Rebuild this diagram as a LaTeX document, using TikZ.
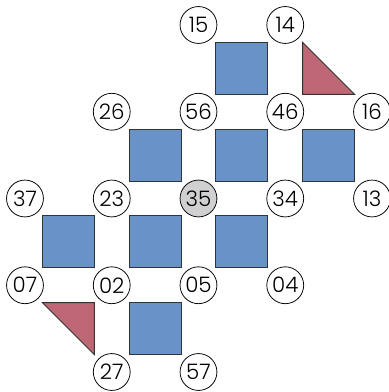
\documentclass[tikz,border=0pt]{standalone}
\usepackage{fontspec}
\setmainfont{Poppins}[UprightFont=* Light]
\usetikzlibrary{positioning}
\definecolor{tileBlue}{RGB}{104,146,200}
\definecolor{tileRed}{RGB}{190,104,118}
\definecolor{hubGray}{RGB}{208,208,208}

\begin{document}
\begin{tikzpicture}[
    site/.style={circle, draw=black, fill=white, minimum size=8.5mm, inner sep=0pt,
                 line width=0.5pt, font=\fontsize{14}{16}\selectfont},
    hub/.style={site, fill=hubGray},
    tile/.style={rectangle, draw=black!80, fill=tileBlue, minimum size=12mm,
                 inner sep=0pt, line width=0.6pt},
    wedge/.style={draw=black!80, fill=tileRed, line width=0.6pt, line join=miter}
  ]
  \useasboundingbox (-0.576,0.576) rectangle (8.369,-8.461);
  % tiles
  \node[tile] (t1) at (5,-1) {};
  \node[tile] (t2) at (3,-3) {};
  \node[tile] (t3) at (5,-3) {};
  \node[tile] (t4) at (7,-3) {};
  \node[tile] (t5) at (1,-5) {};
  \node[tile] (t6) at (3,-5) {};
  \node[tile] (t7) at (5,-5) {};
  \node[tile] (t8) at (3,-7) {};
  % half tiles
  \draw[wedge] (6.4,-0.4) -- (6.4,-1.6) -- (7.6,-1.6) -- cycle;
  \draw[wedge] (0.4,-6.4) -- (1.6,-6.4) -- (1.6,-7.6) -- cycle;
  % sites
  \node[site] (s15) at (4, 0) {15};
  \node[site] (s14) at (6, 0) {14};
  \node[site] (s26) at (2,-2) {26};
  \node[site] (s56) at (4,-2) {56};
  \node[site] (s46) at (6,-2) {46};
  \node[site] (s16) at (8,-2) {16};
  \node[site] (s37) at (0,-4) {37};
  \node[site] (s23) at (2,-4) {23};
  \node[hub]  (s35) at (4,-4) {35};
  \node[site] (s34) at (6,-4) {34};
  \node[site] (s13) at (8,-4) {13};
  \node[site] (s07) at (0,-6) {07};
  \node[site] (s02) at (2,-6) {02};
  \node[site] (s05) at (4,-6) {05};
  \node[site] (s04) at (6,-6) {04};
  \node[site] (s27) at (2,-8) {27};
  \node[site] (s57) at (4,-8) {57};
\end{tikzpicture}
\end{document}
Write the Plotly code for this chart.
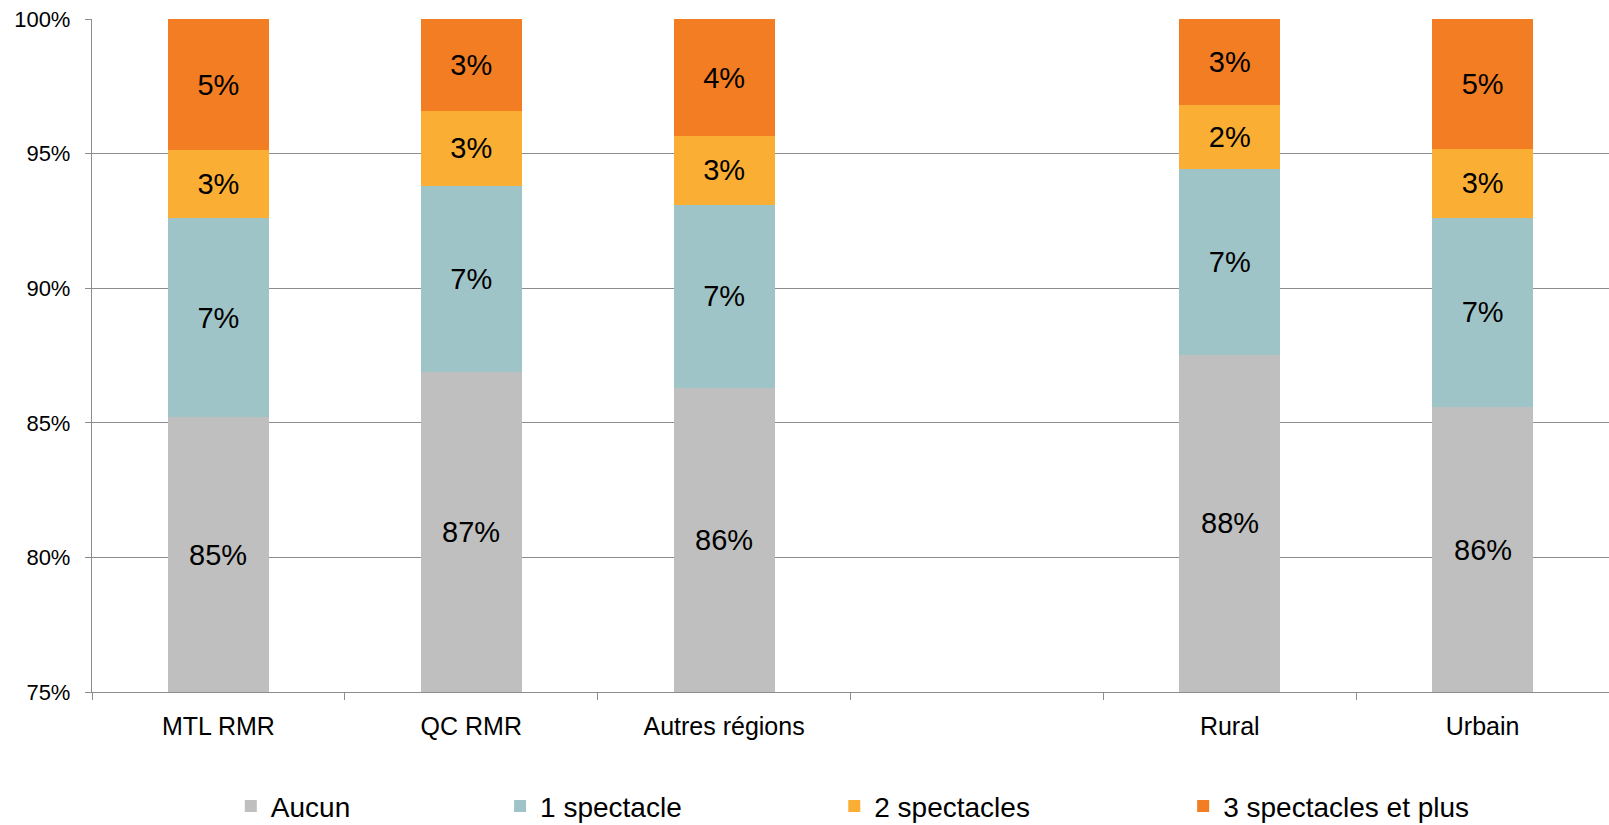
import plotly.graph_objects as go

# catégories (la 4e est une case vide, comme dans le graphique original)
categories = ["MTL RMR", "QC RMR", "Autres régions", " ", "Rural", "Urbain"]

aucun = [85.2, 86.9, 86.3, None, 87.52, 85.58]
un_spectacle = [7.4, 6.9, 6.8, None, 6.89, 7.04]
deux_spectacles = [2.52, 2.8, 2.55, None, 2.39, 2.55]
trois_plus = [4.88, 3.4, 4.35, None, 3.2, 4.83]

series_names = ["Aucun", "1 spectacle", "2 spectacles", "3 spectacles et plus"]
colors = ["#BFBFBF", "#9FC4C7", "#FAAF34", "#F27D22"]

FONT = "Liberation Sans, Arial, sans-serif"
GRID = "#8C8C8C"
y_min = 75

fig = go.Figure()
all_series = [aucun, un_spectacle, deux_spectacles, trois_plus]
for i, (name, vals, col) in enumerate(zip(series_names, all_series, colors)):
    fig.add_trace(go.Bar(
        x=categories, y=vals, name=name,
        marker=dict(color=col, line=dict(width=0)),
        texttemplate="" if i == 0 else "%{y:.0f}%",
        textposition="inside", insidetextanchor="middle", textangle=0,
        insidetextfont=dict(family=FONT, size=29, color="black"),
        legend="legend" if i == 0 else "legend%d" % (i + 1),
    ))

# étiquettes de la série "Aucun" centrées sur la partie visible de la barre
for c, v in zip(categories, aucun):
    if v is None:
        continue
    fig.add_annotation(x=c, y=(y_min + v) / 2, text="%.0f%%" % v, showarrow=False,
                       font=dict(family=FONT, size=29, color="black"))

legend_x = [0.0915, 0.2690, 0.4893, 0.7193]
leg = {}
for i, lx in enumerate(legend_x):
    key = "legend" if i == 0 else "legend%d" % (i + 1)
    leg[key] = dict(x=lx, y=-0.170, xanchor="left", yanchor="middle",
                    orientation="h", bgcolor="rgba(0,0,0,0)",
                    font=dict(family=FONT, size=28, color="black"))

fig.update_layout(
    barmode="stack",
    bargap=0.6,
    width=1609, height=825,
    margin=dict(l=92, r=0, t=19, b=133, autoexpand=False),
    paper_bgcolor="white", plot_bgcolor="white",
    font=dict(family=FONT, color="black"),
    showlegend=True,
    **leg,
)
fig.update_xaxes(
    type="category", categoryorder="array", categoryarray=categories,
    tickson="boundaries", ticks="outside", ticklen=7, tickcolor=GRID,
    showline=True, linecolor=GRID, linewidth=1.3, showgrid=False,
    tickfont=dict(family=FONT, size=25, color="black"),
    ticklabelstandoff=12, automargin=False,
)
fig.update_yaxes(
    range=[75, 100], dtick=5, ticksuffix="%",
    showgrid=True, gridcolor=GRID, gridwidth=1.3,
    showline=True, linecolor=GRID, linewidth=1.3,
    ticks="outside", ticklen=6, tickcolor=GRID,
    tickfont=dict(family=FONT, size=22, color="black"),
    ticklabelstandoff=10, zeroline=False, automargin=False,
)

# pas de marge autour de la figure dans la page, pas de barre d'outils
fig.write_html("out.html",
               config={"displayModeBar": False},
               post_script="document.body.style.margin='0';"
                           "document.body.style.overflow='hidden';")
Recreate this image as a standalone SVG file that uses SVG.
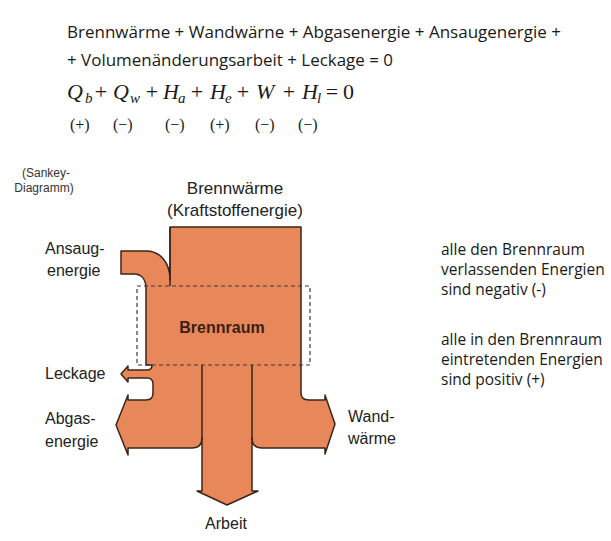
<svg xmlns="http://www.w3.org/2000/svg" width="611" height="541" viewBox="0 0 611 541">
<style>
.t{font-family:"Open Sans","Noto Sans",sans-serif;fill:#1a1a1a}
.m{font-family:"Liberation Serif","DejaVu Serif",serif;fill:#1a1a1a}
.mi{font-style:italic}
.l{font-family:"Liberation Sans",Arial,sans-serif;fill:#222}
.ln{stroke:#3b2417;stroke-width:1.5;fill:none}
</style>
<rect width="611" height="541" fill="#ffffff"/>
<g id="equation-text">
<text class="t" x="67" y="38" font-size="16.5" textLength="494" lengthAdjust="spacingAndGlyphs">Brennwärme + Wandwärne + Abgasenergie + Ansaugenergie +</text>
<text class="t" x="67" y="66" font-size="16.5" textLength="326" lengthAdjust="spacingAndGlyphs">+ Volumenänderungsarbeit + Leckage = 0</text>
</g>
<g id="formula" class="m" font-size="22">
<text x="67" y="99" class="mi">Q</text><text x="85" y="103" class="mi" font-size="15">b</text>
<text x="101" y="99" text-anchor="middle">+</text>
<text x="113" y="99" class="mi">Q</text><text x="130" y="103" class="mi" font-size="15">w</text>
<text x="152" y="99" text-anchor="middle">+</text>
<text x="163" y="99" class="mi">H</text><text x="178" y="103" class="mi" font-size="15">a</text>
<text x="197" y="99" text-anchor="middle">+</text>
<text x="210" y="99" class="mi">H</text><text x="225" y="103" class="mi" font-size="15">e</text>
<text x="243" y="99" text-anchor="middle">+</text>
<text x="256" y="99" class="mi">W</text>
<text x="289" y="99" text-anchor="middle">+</text>
<text x="302" y="99" class="mi">H</text><text x="317" y="103" class="mi" font-size="15">l</text>
<text x="332" y="99" text-anchor="middle">=</text>
<text x="343" y="99">0</text>
</g>
<g id="signs" class="m" font-size="16">
<text x="70" y="130">(+)</text>
<text x="113" y="130">(−)</text>
<text x="165" y="130">(−)</text>
<text x="210" y="130">(+)</text>
<text x="255" y="130">(−)</text>
<text x="298" y="130">(−)</text>
</g>
<g id="sankey-caption" class="l" font-size="12" text-anchor="middle" style="fill:#333">
<text x="46" y="177">(Sankey-</text>
<text x="44" y="192">Diagramm)</text>
</g>
<g id="brennraum-node">
<path d="M170,227 L301,227 L301,393 Q301,400 309,400 L325,400 L325,395 L335,424 L325,454 L325,448 L262,448 Q252,448 252,438 L252,491 L258,491 L227,505 L197,491 L202,491 L202,438 Q202,448 192,448 L128,448 L128,455 L116,425 L128,395 L128,400 L146,400 Q153,400 153,393 L153,384 Q153,378 147,378 L128,378 L128,382 L121,374 L128,366 L128,370 L147,370 Q152,370 152,365 L146,365 L146,289 C146,280 142,274 134,274 L121,274 L121,251 L146,251 C160,251 170,262 170,280 Z" fill="#e8885a" stroke="#3b2417" stroke-width="1.5" stroke-linejoin="round"/>
<line class="ln" x1="202" y1="365" x2="202" y2="440"/>
<line class="ln" x1="252" y1="365" x2="252" y2="440"/>
<line class="ln" x1="170" y1="227" x2="170" y2="286"/>
<rect x="137" y="286" width="173" height="79" fill="none" stroke="#3a3a3a" stroke-width="1.2" stroke-dasharray="4,3"/>
<text class="l" x="222" y="333" font-size="16" font-weight="bold" text-anchor="middle" style="fill:#3a1f14">Brennraum</text>
</g>
<g id="brennwaerme-label" class="l" font-size="17" text-anchor="middle">
<text x="235" y="194">Brennwärme</text>
<text x="235" y="216">(Kraftstoffenergie)</text>
</g>
<g id="ansaug-label" class="l" font-size="16">
<text x="45" y="254">Ansaug-</text>
<text x="47" y="276">energie</text>
</g>
<g id="leckage-label" class="l" font-size="16">
<text x="45" y="379">Leckage</text>
</g>
<g id="abgas-label" class="l" font-size="16">
<text x="45" y="424">Abgas-</text>
<text x="45" y="447">energie</text>
</g>
<g id="wand-label" class="l" font-size="16">
<text x="348" y="422">Wand-</text>
<text x="348" y="444">wärme</text>
</g>
<g id="arbeit-label" class="l" font-size="16" text-anchor="middle">
<text x="226" y="529">Arbeit</text>
</g>
<g id="note-negative" class="t" font-size="15.5">
<text x="441" y="255">alle den Brennraum</text>
<text x="441" y="275">verlassenden Energien</text>
<text x="441" y="295">sind negativ (-)</text>
</g>
<g id="note-positive" class="t" font-size="15.5">
<text x="441" y="345">alle in den Brennraum</text>
<text x="441" y="365">eintretenden Energien</text>
<text x="441" y="385">sind positiv (+)</text>
</g>
</svg>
____________
### AIM
Please return, exactly as written, the lines from the first line of the records above through the line containing "trois_plus = [4.88, 3.4, 4.35, None, 3.2, 4.83]", both included, leaving out any pictures.

### WRITTEN SOLUTION
Rebuild this diagram as a LaTeX document, using TikZ.
\documentclass[tikz,border=0pt]{standalone}
\usepackage{fontspec}
\setmainfont{Poppins}[UprightFont=* Light]
\usetikzlibrary{positioning}
\definecolor{tileBlue}{RGB}{104,146,200}
\definecolor{tileRed}{RGB}{190,104,118}
\definecolor{hubGray}{RGB}{208,208,208}

\begin{document}
\begin{tikzpicture}[
    site/.style={circle, draw=black, fill=white, minimum size=8.5mm, inner sep=0pt,
                 line width=0.5pt, font=\fontsize{14}{16}\selectfont},
    hub/.style={site, fill=hubGray},
    tile/.style={rectangle, draw=black!80, fill=tileBlue, minimum size=12mm,
                 inner sep=0pt, line width=0.6pt},
    wedge/.style={draw=black!80, fill=tileRed, line width=0.6pt, line join=miter}
  ]
  \useasboundingbox (-0.576,0.576) rectangle (8.369,-8.461);
  % tiles
  \node[tile] (t1) at (5,-1) {};
  \node[tile] (t2) at (3,-3) {};
  \node[tile] (t3) at (5,-3) {};
  \node[tile] (t4) at (7,-3) {};
  \node[tile] (t5) at (1,-5) {};
  \node[tile] (t6) at (3,-5) {};
  \node[tile] (t7) at (5,-5) {};
  \node[tile] (t8) at (3,-7) {};
  % half tiles
  \draw[wedge] (6.4,-0.4) -- (6.4,-1.6) -- (7.6,-1.6) -- cycle;
  \draw[wedge] (0.4,-6.4) -- (1.6,-6.4) -- (1.6,-7.6) -- cycle;
  % sites
  \node[site] (s15) at (4, 0) {15};
  \node[site] (s14) at (6, 0) {14};
  \node[site] (s26) at (2,-2) {26};
  \node[site] (s56) at (4,-2) {56};
  \node[site] (s46) at (6,-2) {46};
  \node[site] (s16) at (8,-2) {16};
  \node[site] (s37) at (0,-4) {37};
  \node[site] (s23) at (2,-4) {23};
  \node[hub]  (s35) at (4,-4) {35};
  \node[site] (s34) at (6,-4) {34};
  \node[site] (s13) at (8,-4) {13};
  \node[site] (s07) at (0,-6) {07};
  \node[site] (s02) at (2,-6) {02};
  \node[site] (s05) at (4,-6) {05};
  \node[site] (s04) at (6,-6) {04};
  \node[site] (s27) at (2,-8) {27};
  \node[site] (s57) at (4,-8) {57};
\end{tikzpicture}
\end{document}
Write the Plotly code for this chart.
import plotly.graph_objects as go

# catégories (la 4e est une case vide, comme dans le graphique original)
categories = ["MTL RMR", "QC RMR", "Autres régions", " ", "Rural", "Urbain"]

aucun = [85.2, 86.9, 86.3, None, 87.52, 85.58]
un_spectacle = [7.4, 6.9, 6.8, None, 6.89, 7.04]
deux_spectacles = [2.52, 2.8, 2.55, None, 2.39, 2.55]
trois_plus = [4.88, 3.4, 4.35, None, 3.2, 4.83]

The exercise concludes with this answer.